Results Day and clearing are approaching and many parents are pondering whether the debt their children will incur from tuition fees is worth it. And these are of course perfectly understandable concerns. However, I’d like to put my own experience of university out there in an attempt to add something to the debate about university which I think has become lost in the heated discussion about fees.

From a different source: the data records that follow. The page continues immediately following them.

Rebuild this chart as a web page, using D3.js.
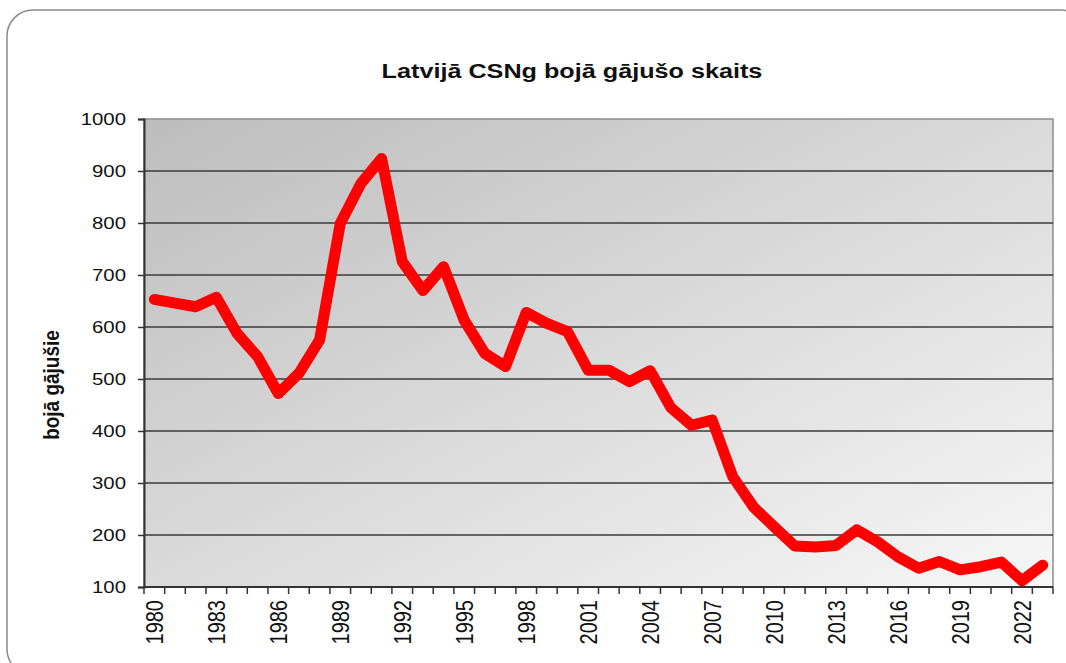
<!DOCTYPE html>
<html>
<head>
<meta charset="utf-8">
<script src="https://cdn.jsdelivr.net/npm/d3@7"></script>
<style>
  body { margin: 0; background: #fff; }
  svg { display: block; font-family: "Liberation Sans", Arial, sans-serif; }
</style>
</head>
<body>
<svg id="chart"></svg>
<script>
// data
const years = d3.range(1980, 2024).map(String);
const deaths = [653, 646, 639, 657, 588, 543, 472, 511, 575, 799,
                876, 924, 726, 670, 716, 613, 549, 524, 628, 607,
                591, 517, 517, 495, 516, 445, 411, 421, 312, 254,
                216, 179, 177, 180, 210, 187, 158, 136, 149, 133,
                139, 148, 112, 142];
const yTicks = [100, 200, 300, 400, 500, 600, 700, 800, 900, 1000];
const title = 'Latvijā CSNg bojā gājušo skaits';
const yTitle = 'bojā gājušie';

const width = 1066, height = 663;
const margin = {top: 119, right: 13, bottom: 76, left: 144};
const innerW = width - margin.left - margin.right;
const innerH = height - margin.top - margin.bottom;
// the original image is stretched sideways, so text is too
const stretch = 1.2;

const svg = d3.select('#chart')
    .attr('width', width)
    .attr('height', height);

// outer rounded frame (runs off the right and bottom)
svg.append('rect')
    .attr('x', 7).attr('y', 10)
    .attr('width', 1080).attr('height', 665)
    .attr('rx', 26)
    .attr('fill', '#fff')
    .attr('stroke', '#8a8a8a')
    .attr('stroke-width', 1.5);

const defs = svg.append('defs');
const grad = defs.append('linearGradient')
    .attr('id', 'bg')
    .attr('x1', '0%').attr('y1', '0%')
    .attr('x2', '100%').attr('y2', '100%');
grad.append('stop').attr('offset', '0%').attr('stop-color', '#bdbdbd');
grad.append('stop').attr('offset', '100%').attr('stop-color', '#f7f7f7');

const x = d3.scaleBand()
    .domain(years)
    .range([0, innerW]);

const y = d3.scaleLinear()
    .domain([100, 1000])
    .range([innerH, 0]);

const g = svg.append('g')
    .attr('transform', `translate(${margin.left},${margin.top})`);

g.append('rect')
    .attr('width', innerW)
    .attr('height', innerH)
    .attr('fill', 'url(#bg)')
    .attr('stroke', '#8c8c8c')
    .attr('stroke-width', 1.5);

// gridlines
g.selectAll('.grid')
    .data(yTicks.filter(d => d > 100 && d < 1000))
  .join('line')
    .attr('class', 'grid')
    .attr('x1', 0).attr('x2', innerW)
    .attr('y1', d => y(d)).attr('y2', d => y(d))
    .attr('stroke', '#3a3a3a')
    .attr('stroke-width', 1.5);

// y axis
const yAxis = g.append('g')
    .call(d3.axisLeft(y).tickValues(yTicks).tickSize(6).tickFormat(d3.format('d')));
yAxis.select('.domain').attr('stroke', '#333').attr('stroke-width', 2);
yAxis.selectAll('.tick line').attr('stroke', '#333').attr('stroke-width', 1.5);
yAxis.selectAll('.tick text')
    .attr('x', null)
    .attr('transform', `translate(-18,0) scale(${stretch},1)`)
    .attr('font-size', 17)
    .attr('fill', '#111')
    .attr('font-family', '"Liberation Sans", Arial, sans-serif');

// x axis: ticks on category boundaries, labels every third year
const xAxisG = g.append('g')
    .attr('transform', `translate(0,${innerH})`);
xAxisG.append('line')
    .attr('x1', 0).attr('x2', innerW)
    .attr('stroke', '#333').attr('stroke-width', 2);
xAxisG.selectAll('.xt')
    .data(years.concat(['end']))
  .join('line')
    .attr('class', 'xt')
    .attr('x1', (d, i) => i * x.bandwidth())
    .attr('x2', (d, i) => i * x.bandwidth())
    .attr('y1', 0).attr('y2', 7)
    .attr('stroke', '#333').attr('stroke-width', 1.5);
xAxisG.selectAll('.xl')
    .data(years.filter((d, i) => i % 3 === 0))
  .join('text')
    .attr('class', 'xl')
    .attr('transform', d => `translate(${x(d) + x.bandwidth() / 2 + 9},13) rotate(-90) scale(1,${stretch})`)
    .attr('text-anchor', 'end')
    .attr('font-size', 20)
    .attr('fill', '#111')
    .text(d => d);

// the line
const line = d3.line()
    .x((d, i) => x(years[i]) + x.bandwidth() / 2)
    .y(d => y(d));

g.append('path')
    .datum(deaths)
    .attr('fill', 'none')
    .attr('stroke', '#ff0000')
    .attr('stroke-width', 11)
    .attr('stroke-linejoin', 'round')
    .attr('stroke-linecap', 'round')
    .attr('d', line);

// titles
svg.append('text')
    .attr('transform', `translate(572,78) scale(${stretch},1)`)
    .attr('text-anchor', 'middle')
    .attr('font-size', 21)
    .attr('font-weight', 'bold')
    .attr('fill', '#111')
    .text(title);

svg.append('text')
    .attr('transform', `translate(59,385) rotate(-90) scale(1,${stretch})`)
    .attr('text-anchor', 'middle')
    .attr('font-size', 19)
    .attr('font-weight', 'bold')
    .attr('fill', '#111')
    .text(yTitle);
</script>
</body>
</html>
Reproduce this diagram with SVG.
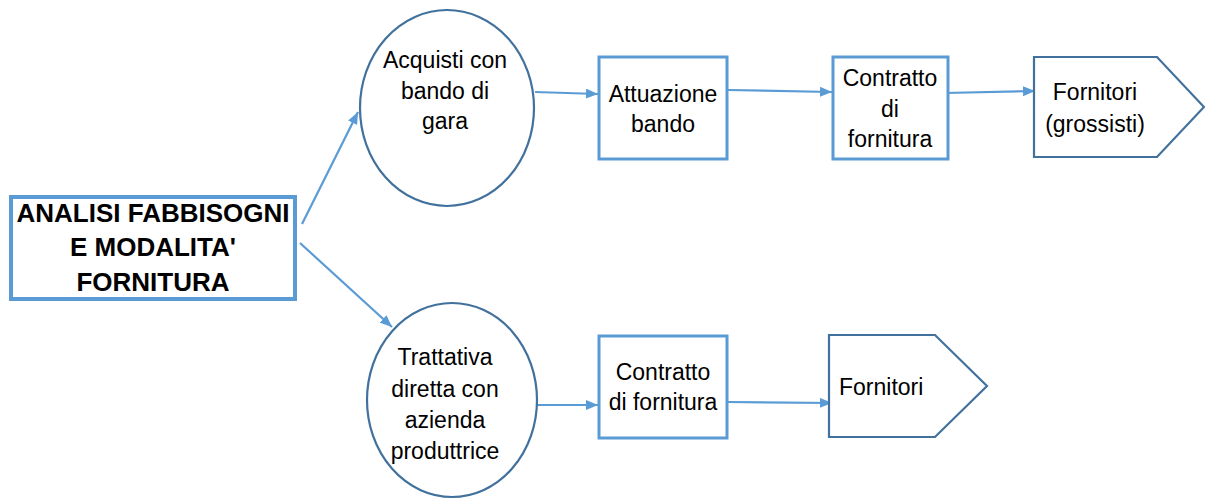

My story starts with A level results so dreadful that university was completely out of reach for me when I left school. I therefore embarked on a series of jobs that could be politely described as ‘colourful’. Eventually, as I was setting up my stall on Portobello Road early one freezing November morning, I concluded that running a market stall was not a long-term career option for me. I had almost no idea what my place in the world might be, but hoped I might possibly find it by going to university. Latching on to the subject of psychology, I set to and applied everywhere I could think of. And was quickly turned down by every single psychology department in London. It seemed that even applying aged 29 with some pretty varied ‘life experience’ to spice up my applications could not overturn those woefully poor A level grades. But finally my persistence paid off and I got in through clearing – and God bless the University of Westminster for taking me when literally nobody else would. I guess they saw something in me even I didn’t know I had.
These days universities make liberal use of the word ‘transformational” when talking about their programmes, but for me it was literally true. I was exposed to rigorous thinking, mind blowing research and fantastic teaching. It also turned out that amongst the usual student body of clever school-leavers, there was a bunch like me who also hadn’t done well at school, but somehow the university had decided to give them a chance. I vividly remember travelling to lectures on the tube and thinking to myself “by the time I do the return trip home tonight, I’m going to know stuff that I can’t even imagine now.” .
I loved hearing first hand from brilliant researchers about how we read peoples faces, what happens to our physiology when we are stressed, why music makes the hair on our neck stand on end and the psychology of ageing. And countless other fascinating discoveries day in, day out. The word awesome is over used but I don’t think there is any other word to describe what I found at Westminster. I was in awe of the people and ideas I was surrounded with.
Of course there were also days when I couldn’t make sense of the material we were studying, and when I wondered why on earth I was torturing myself with this brain-stretching work. But I slowly became aware that my way of thinking was changing. I looked for evidence, saw flaws in arguments and learned about the structure of the brain, how people interact socially and even how our eyes deceive us. I carried out my own experiments – memorably my first lab study was measuring the effect of drinking vodka on motor function. I made the most of the extra-curricular opportunities. I wrote articles for the student newspaper shamelessly using it as a way of getting into gigs free and interviewing interesting people.
For the first time in my life, I worked really hard at my studies which meant somehow I managed pass the exams as the years passed. Then, on one sunny day in 1995, I climbed the concrete steps of one of the ugliest buildings in London to read my degree result. Thinking I’d made a mistake, I went back four times to check. Somehow I had managed to scrape a 2:1. I was completely stunned. Not only had I learned all of this stuff, but I now had a piece of paper to show the world that I was capable of something significant. Frankly up to that point in my life, I hadn’t succeeded at very much. My university experience enabled me to believe that I had options and I nearly ended up at the BBC or the British Antarctic Survey but, in the end, I stayed with universities. Sure, having a degree on my CV helped, but the whole package of experience I’d gained from university opened my eyes and trained my brain.
So, if you are thinking of university I would say this. It’s not easy by any means. But, if you work at it, the rewards are larger than you can imagine and the results will almost certainly be different to what you planned. And more wonderful.